Supply chain planning is a way of life. When companies only focus on a technology implementation and do not give the planners time to plan or the education to learn the system, the planning solutions will not be utilized. Each data model requires six to 16 months to fine tune and align with business goals. In the set-up of each optimization engine, there are inputs to be refined, optimization to be tuned, and outputs to be analyzed.

2 Give Planners Time to Plan. Using the solutions to plan requires time.
When a planner is responsible for both urgent tasks and planning, the urgent will always win out over the important. Similarly, when a planner is asked to plan both demand and supply for a product line, the supply planning will take precedent and the demand planning will be put on the back burner. Make sure that the planners have time to plan. Don’t confuse the urgent with important.  

3 Build a Planning Career Path.
A mistake that many companies make is having supply chain planning as an entry-level position. Great planning teams are de­pendent on being fully staffed with fully trained planners. It takes eight to 12 months for a planner to learn the job. If companies staff as an entry-level position and churn the position, companies will never get better at planning.

4 Clarify Supply Chain Excellence.
Planning optimizes the output; however if the goal, or objective function, is not clear, then the engines cannot be fine-tuned.  

5 Define Terms.
When I observe most companies discussing supply chain planning, they spin. The issue is the lack of clarity on terms. A term like integrated planning can have multiple definitions. Does it mean integrated business planning (a type of sales and operations planning)? Is it tight integration of transactional data to planning systems? Is it tight coupling of tactical to operational planning? Get clear on the terms.

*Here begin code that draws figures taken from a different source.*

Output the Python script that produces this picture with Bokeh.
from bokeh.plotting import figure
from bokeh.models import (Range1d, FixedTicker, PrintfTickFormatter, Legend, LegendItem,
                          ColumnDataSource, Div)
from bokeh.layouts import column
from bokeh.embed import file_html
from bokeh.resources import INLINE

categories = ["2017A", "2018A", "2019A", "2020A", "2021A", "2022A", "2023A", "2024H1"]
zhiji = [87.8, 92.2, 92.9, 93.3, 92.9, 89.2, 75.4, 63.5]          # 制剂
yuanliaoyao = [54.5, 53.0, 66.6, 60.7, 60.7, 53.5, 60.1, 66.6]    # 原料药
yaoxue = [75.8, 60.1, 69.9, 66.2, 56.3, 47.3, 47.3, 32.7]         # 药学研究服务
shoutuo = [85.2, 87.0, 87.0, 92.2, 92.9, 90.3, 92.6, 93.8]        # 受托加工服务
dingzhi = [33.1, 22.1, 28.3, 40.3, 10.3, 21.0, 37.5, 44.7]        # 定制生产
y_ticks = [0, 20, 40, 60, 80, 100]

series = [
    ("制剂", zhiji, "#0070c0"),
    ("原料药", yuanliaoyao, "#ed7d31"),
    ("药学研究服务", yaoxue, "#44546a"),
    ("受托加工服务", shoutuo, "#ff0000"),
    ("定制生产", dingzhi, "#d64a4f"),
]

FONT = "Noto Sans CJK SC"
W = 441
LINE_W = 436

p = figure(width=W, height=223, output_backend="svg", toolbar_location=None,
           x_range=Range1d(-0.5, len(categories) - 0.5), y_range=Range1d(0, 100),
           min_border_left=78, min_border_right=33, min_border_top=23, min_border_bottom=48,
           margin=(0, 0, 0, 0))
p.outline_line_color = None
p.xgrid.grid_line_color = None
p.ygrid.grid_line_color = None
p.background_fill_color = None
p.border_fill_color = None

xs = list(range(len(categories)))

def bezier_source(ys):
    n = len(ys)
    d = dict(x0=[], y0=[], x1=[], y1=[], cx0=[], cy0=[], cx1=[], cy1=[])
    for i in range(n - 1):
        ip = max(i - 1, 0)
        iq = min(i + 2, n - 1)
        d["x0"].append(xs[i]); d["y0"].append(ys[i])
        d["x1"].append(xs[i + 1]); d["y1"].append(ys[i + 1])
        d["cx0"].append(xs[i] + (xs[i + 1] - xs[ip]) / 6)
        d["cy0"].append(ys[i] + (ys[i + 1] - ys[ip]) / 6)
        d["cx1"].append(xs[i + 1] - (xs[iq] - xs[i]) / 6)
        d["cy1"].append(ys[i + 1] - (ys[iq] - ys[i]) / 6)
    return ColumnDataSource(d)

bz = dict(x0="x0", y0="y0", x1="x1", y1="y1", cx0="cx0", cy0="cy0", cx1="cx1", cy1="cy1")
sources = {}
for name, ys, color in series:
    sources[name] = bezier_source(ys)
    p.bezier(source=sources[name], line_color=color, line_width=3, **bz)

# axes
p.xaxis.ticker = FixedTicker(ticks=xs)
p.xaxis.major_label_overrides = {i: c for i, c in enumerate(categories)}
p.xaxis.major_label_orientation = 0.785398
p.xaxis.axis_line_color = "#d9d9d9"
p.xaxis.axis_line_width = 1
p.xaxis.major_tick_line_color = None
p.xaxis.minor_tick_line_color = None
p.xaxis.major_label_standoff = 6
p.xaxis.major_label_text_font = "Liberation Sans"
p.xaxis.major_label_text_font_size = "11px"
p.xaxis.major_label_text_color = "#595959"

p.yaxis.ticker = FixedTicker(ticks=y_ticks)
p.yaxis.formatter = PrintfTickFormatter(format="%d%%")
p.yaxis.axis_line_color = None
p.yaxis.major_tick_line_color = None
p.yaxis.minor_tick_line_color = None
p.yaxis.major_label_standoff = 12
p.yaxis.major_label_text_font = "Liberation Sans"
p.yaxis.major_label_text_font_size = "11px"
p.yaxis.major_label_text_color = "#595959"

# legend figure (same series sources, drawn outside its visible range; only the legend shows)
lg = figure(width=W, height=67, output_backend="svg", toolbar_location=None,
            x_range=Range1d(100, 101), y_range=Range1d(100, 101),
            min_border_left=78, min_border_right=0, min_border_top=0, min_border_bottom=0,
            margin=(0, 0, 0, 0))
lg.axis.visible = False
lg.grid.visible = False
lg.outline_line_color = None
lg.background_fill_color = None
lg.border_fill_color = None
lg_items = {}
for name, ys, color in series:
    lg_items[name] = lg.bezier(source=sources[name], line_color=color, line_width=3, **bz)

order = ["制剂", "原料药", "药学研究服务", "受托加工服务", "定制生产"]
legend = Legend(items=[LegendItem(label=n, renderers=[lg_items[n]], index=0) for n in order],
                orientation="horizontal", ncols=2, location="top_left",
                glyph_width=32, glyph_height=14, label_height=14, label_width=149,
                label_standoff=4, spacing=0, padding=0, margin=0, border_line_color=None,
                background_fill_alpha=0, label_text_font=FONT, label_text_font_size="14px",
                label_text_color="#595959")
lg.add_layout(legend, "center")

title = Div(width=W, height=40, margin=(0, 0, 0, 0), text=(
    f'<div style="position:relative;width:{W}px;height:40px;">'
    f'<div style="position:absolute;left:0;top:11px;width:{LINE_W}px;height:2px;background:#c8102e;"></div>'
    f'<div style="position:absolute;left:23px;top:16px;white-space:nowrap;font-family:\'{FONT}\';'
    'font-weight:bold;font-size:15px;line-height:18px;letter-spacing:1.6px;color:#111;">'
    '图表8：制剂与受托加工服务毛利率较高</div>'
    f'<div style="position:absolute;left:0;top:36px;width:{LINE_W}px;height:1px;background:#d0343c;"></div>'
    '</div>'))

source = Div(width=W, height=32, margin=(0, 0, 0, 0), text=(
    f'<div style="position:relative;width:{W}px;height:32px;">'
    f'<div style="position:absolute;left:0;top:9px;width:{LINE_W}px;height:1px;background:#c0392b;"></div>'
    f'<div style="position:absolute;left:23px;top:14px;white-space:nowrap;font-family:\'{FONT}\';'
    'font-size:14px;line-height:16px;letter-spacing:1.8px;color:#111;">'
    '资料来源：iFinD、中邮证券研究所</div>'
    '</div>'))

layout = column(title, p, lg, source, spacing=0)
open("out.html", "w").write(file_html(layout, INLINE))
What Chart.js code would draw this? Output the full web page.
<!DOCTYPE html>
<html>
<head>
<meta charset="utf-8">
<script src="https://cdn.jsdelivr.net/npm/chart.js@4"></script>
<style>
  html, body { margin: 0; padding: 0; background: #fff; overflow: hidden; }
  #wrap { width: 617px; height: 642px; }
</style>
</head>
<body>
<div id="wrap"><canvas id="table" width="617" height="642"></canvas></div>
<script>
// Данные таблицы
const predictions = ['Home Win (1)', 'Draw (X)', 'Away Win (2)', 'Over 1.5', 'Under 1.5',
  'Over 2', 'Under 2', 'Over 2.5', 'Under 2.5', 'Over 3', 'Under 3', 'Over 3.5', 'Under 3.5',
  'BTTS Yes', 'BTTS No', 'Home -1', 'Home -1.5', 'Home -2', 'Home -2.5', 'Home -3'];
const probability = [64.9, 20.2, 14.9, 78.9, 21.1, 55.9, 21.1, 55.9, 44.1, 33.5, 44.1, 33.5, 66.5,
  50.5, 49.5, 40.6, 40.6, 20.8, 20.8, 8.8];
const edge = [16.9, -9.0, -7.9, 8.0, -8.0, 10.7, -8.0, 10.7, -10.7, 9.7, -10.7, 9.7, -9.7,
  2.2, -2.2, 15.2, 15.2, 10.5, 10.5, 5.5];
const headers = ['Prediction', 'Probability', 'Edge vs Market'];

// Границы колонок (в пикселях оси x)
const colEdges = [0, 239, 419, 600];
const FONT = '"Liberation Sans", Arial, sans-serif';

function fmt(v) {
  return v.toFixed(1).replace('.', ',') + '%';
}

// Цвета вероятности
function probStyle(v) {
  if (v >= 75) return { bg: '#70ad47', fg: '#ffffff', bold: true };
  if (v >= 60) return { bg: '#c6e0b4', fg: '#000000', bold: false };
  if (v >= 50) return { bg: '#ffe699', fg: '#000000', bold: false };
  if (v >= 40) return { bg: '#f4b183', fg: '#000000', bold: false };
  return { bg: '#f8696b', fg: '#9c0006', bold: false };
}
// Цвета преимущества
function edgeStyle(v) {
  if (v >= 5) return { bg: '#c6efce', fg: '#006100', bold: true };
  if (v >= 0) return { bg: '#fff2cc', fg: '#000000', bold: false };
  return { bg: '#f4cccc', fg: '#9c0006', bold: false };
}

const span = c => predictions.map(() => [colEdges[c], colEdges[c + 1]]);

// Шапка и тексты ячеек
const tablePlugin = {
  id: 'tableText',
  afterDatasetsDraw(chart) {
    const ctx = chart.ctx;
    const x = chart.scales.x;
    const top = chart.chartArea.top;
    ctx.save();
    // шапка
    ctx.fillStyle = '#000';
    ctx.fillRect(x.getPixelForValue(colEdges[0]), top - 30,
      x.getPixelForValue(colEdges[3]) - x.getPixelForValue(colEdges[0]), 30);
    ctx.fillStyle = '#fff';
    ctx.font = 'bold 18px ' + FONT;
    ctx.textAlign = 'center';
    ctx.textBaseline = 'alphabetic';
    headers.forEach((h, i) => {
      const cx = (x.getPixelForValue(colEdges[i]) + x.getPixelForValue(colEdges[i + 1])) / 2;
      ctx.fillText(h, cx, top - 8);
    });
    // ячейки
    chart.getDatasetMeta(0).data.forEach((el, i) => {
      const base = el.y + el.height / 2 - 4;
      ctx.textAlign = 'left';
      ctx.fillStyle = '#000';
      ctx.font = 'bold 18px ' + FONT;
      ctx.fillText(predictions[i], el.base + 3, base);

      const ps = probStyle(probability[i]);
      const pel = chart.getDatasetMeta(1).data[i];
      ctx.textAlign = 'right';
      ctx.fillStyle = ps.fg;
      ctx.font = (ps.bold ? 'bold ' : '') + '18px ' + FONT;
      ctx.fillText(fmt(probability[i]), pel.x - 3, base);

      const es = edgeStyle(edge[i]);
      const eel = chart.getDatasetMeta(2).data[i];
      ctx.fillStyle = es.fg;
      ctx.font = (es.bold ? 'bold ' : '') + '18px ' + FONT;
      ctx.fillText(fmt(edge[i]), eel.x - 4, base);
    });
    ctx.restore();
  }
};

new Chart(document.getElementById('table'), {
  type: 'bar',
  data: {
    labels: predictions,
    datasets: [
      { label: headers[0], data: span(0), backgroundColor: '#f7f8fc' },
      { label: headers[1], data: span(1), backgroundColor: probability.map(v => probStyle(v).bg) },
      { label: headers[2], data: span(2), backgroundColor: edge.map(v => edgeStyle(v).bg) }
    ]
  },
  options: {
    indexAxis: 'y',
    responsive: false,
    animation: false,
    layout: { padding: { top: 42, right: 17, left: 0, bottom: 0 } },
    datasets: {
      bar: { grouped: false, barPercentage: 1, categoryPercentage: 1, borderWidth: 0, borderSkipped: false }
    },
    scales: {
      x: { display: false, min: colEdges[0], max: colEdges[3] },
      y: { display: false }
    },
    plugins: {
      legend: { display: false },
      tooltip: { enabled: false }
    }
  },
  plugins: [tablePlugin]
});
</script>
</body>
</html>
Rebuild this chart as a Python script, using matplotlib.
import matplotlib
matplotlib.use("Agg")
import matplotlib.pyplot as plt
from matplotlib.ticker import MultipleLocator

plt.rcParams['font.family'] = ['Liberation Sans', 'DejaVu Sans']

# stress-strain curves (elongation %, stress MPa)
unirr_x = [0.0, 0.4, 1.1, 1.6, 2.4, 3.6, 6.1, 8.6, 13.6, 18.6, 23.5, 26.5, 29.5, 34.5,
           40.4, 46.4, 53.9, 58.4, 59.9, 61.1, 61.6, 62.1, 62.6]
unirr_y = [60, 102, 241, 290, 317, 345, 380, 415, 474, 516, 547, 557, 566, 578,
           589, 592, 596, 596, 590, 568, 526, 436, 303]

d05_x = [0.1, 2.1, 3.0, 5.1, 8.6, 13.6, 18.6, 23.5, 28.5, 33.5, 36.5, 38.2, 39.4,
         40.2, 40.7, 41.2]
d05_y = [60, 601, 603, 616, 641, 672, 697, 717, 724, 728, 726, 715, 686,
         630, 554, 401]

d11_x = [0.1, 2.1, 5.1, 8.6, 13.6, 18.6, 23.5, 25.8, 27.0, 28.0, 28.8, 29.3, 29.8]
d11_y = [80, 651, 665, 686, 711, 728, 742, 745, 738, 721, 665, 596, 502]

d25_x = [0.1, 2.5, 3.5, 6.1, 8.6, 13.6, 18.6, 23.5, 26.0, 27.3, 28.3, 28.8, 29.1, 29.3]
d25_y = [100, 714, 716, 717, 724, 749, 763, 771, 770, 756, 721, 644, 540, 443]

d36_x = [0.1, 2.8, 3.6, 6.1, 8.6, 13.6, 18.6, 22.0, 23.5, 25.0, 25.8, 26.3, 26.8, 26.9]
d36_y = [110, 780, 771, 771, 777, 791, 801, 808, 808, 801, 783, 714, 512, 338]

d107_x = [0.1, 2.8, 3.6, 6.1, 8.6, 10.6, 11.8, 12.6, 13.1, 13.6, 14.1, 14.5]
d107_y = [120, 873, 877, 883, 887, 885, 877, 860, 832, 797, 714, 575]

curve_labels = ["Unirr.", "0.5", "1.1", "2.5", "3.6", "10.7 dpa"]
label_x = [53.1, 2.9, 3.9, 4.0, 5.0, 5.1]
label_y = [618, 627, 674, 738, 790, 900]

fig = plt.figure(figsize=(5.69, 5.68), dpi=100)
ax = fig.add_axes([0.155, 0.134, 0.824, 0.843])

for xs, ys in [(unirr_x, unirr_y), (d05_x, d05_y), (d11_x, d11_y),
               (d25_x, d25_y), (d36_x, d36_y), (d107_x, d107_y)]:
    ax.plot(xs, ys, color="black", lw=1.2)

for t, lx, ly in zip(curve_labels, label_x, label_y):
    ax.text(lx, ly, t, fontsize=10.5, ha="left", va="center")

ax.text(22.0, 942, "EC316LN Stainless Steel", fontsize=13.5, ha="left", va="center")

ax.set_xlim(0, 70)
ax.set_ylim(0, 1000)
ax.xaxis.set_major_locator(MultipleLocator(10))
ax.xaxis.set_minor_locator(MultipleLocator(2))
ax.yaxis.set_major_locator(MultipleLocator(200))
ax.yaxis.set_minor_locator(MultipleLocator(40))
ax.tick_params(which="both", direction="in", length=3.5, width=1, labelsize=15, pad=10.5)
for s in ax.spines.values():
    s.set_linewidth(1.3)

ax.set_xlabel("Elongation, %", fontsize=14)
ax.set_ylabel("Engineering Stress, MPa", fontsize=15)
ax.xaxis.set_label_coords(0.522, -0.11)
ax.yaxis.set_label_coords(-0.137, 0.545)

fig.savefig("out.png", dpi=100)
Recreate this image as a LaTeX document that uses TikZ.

6 Get Clear on Governance.
When defining planning, be clear on the role of the global corporation, the role of the business and the role of the local supply chain teams. Where planning happens varies based on governance. While analytics can improve the time to make decisions, this only happens if people are clear on governance.

7 Focus on Continuous Improvement.
With each implementation, clarify what good looks like for an output. Drive continuous improvement in planning.

If you avoid these seven pitfalls, your success rate for supply chain planning will be much higher.